Show that $\lVert A \rVert_2^2 \leq \lVert A \rVert _1 \lVert A \rVert _ \infty$

With the definition of $\lVert A \rVert_2$ and $\lVert A \rVert_1$ and $\lVert A \rVert_ \infty$ that is:

\begin{gather} \lVert A\rVert_1 = \max_{j} \sum_{i=1}^m \lvert a_{ij}\rvert\\ \lVert A\rVert_2 = \sqrt{\rho(A^HA)}\\ \lVert A\rVert_\infty = \max_{i} \sum_{j=1}^n \lvert a_{ij}\rvert \end{gather}

prove that:

$$\lVert A \rVert_2^2 \leq \lVert A \rVert_1 \lVert A \rVert_\infty$$

• Rather than \parallel, use \lVert and \rVert for the norms, that gives proper spacing when rendered. – Daniel Fischer Feb 18 '15 at 13:11

Let $\|\cdot\|$ be any matrix norm induced by a vector norm.
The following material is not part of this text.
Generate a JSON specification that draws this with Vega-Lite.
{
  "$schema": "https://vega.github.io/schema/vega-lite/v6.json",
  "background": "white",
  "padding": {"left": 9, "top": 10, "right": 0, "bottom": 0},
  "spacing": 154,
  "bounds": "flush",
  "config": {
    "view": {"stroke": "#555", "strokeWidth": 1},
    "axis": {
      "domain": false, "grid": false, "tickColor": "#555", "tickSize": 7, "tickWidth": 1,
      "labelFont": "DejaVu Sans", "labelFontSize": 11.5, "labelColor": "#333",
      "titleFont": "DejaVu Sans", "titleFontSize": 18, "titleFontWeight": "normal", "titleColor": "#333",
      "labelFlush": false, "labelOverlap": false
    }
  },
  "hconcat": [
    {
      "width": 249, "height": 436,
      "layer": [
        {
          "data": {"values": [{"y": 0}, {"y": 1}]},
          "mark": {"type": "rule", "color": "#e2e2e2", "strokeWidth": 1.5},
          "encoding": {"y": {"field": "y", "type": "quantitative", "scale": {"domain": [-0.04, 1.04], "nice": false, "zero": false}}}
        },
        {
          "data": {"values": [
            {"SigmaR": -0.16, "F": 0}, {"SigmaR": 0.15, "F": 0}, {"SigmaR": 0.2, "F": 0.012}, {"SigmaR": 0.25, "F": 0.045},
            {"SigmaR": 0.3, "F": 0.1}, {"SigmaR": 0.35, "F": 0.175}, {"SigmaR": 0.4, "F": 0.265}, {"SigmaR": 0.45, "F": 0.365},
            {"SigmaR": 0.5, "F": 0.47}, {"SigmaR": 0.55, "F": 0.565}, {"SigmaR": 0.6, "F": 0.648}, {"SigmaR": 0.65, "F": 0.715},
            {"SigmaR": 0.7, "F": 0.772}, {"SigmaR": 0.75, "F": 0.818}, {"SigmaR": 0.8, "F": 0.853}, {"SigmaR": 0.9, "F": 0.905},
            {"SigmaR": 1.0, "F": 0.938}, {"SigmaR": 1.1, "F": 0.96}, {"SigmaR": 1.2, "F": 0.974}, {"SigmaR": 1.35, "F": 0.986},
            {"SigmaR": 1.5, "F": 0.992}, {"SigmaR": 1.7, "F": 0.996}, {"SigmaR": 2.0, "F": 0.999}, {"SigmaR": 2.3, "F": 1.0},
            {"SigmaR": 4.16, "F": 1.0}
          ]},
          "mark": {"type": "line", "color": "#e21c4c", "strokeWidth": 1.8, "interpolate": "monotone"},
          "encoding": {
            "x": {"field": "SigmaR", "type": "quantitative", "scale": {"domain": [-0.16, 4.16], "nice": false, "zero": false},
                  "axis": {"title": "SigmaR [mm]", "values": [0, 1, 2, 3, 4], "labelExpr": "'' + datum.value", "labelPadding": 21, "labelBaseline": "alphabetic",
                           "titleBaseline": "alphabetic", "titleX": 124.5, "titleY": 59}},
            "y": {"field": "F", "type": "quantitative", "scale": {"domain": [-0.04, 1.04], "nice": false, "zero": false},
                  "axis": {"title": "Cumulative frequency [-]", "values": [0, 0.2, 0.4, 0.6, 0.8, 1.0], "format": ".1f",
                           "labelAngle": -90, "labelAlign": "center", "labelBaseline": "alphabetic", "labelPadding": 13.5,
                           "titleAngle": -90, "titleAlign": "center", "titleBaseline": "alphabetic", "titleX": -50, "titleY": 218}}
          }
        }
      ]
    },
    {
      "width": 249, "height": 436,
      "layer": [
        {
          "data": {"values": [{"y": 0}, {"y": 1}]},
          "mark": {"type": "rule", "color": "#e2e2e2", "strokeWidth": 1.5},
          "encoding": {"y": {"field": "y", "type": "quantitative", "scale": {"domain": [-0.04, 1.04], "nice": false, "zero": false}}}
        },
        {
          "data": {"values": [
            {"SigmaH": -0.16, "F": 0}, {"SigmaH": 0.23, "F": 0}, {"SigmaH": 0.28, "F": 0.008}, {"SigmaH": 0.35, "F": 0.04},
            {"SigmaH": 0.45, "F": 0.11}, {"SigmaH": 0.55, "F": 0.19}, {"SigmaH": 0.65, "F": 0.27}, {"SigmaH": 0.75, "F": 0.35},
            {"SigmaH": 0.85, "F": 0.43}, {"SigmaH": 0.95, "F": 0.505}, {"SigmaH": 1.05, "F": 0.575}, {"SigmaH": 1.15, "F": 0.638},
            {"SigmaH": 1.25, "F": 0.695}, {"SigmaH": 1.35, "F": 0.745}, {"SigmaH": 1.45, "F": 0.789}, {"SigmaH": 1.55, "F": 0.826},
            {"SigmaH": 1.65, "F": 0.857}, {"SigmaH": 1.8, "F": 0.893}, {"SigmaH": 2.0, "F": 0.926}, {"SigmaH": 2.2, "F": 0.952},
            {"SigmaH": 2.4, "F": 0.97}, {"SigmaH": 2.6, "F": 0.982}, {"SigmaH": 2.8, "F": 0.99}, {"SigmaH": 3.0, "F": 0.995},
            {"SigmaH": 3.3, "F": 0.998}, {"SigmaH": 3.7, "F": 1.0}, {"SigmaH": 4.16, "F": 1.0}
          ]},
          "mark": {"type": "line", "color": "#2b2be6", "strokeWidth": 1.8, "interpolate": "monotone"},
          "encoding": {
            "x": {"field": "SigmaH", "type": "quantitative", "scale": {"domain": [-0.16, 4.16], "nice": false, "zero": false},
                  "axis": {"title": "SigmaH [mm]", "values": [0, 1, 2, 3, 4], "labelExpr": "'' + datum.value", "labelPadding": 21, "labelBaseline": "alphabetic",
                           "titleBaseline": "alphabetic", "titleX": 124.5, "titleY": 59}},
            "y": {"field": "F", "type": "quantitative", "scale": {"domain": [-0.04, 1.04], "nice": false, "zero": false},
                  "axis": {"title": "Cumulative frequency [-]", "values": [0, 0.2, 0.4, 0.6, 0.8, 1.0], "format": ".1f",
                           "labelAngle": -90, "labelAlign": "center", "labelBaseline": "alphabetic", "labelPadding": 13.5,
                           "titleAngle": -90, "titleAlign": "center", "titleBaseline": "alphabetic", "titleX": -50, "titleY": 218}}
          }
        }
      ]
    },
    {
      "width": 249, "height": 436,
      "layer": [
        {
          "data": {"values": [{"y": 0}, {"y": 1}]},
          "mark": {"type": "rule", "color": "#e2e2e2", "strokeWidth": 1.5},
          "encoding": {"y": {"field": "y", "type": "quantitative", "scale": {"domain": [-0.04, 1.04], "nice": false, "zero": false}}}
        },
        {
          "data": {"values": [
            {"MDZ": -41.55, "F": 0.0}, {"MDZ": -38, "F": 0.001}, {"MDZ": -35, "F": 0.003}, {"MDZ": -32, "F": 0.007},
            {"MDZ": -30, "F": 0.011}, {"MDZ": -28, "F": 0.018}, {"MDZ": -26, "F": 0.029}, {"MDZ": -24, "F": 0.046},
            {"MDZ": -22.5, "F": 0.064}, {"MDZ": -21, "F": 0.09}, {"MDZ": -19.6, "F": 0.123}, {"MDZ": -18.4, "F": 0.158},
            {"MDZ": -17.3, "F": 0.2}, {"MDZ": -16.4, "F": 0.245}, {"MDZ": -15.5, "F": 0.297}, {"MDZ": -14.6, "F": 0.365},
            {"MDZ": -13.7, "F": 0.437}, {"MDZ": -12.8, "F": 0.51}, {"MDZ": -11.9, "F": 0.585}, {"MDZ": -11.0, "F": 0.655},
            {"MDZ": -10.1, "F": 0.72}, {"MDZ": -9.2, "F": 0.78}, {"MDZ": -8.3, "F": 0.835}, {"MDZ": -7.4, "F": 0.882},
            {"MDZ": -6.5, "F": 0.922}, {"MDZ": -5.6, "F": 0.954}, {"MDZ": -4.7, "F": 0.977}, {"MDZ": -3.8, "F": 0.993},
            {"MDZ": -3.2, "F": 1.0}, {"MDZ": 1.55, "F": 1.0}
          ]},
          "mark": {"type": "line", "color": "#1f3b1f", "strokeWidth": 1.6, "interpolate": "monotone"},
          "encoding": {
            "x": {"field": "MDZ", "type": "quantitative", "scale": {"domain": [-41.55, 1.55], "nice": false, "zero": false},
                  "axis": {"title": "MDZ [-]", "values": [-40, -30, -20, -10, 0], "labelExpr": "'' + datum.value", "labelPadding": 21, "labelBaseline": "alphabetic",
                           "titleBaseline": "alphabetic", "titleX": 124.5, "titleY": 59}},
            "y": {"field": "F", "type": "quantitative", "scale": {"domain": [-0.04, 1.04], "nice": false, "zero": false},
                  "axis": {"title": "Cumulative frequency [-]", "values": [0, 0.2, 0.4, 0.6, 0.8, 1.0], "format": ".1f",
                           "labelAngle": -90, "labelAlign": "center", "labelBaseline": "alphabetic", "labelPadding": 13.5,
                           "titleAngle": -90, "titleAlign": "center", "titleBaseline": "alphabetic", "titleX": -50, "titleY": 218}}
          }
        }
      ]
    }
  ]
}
Then we have $$\|A\|_2^2= \rho(AA^H) \leq \|AA^H\| \leq \|A\|\|A^H\|.$$ Here the first inequality follows from a "famous theorem" (see e.g. Proposition 4.4) and the second inequality follows from the fact that $\|\cdot\|$ is a matrix norm induced by a vector norm and thus is submultiplicative. Finally note that $\|A\|_1 =\|A^H\|_\infty$.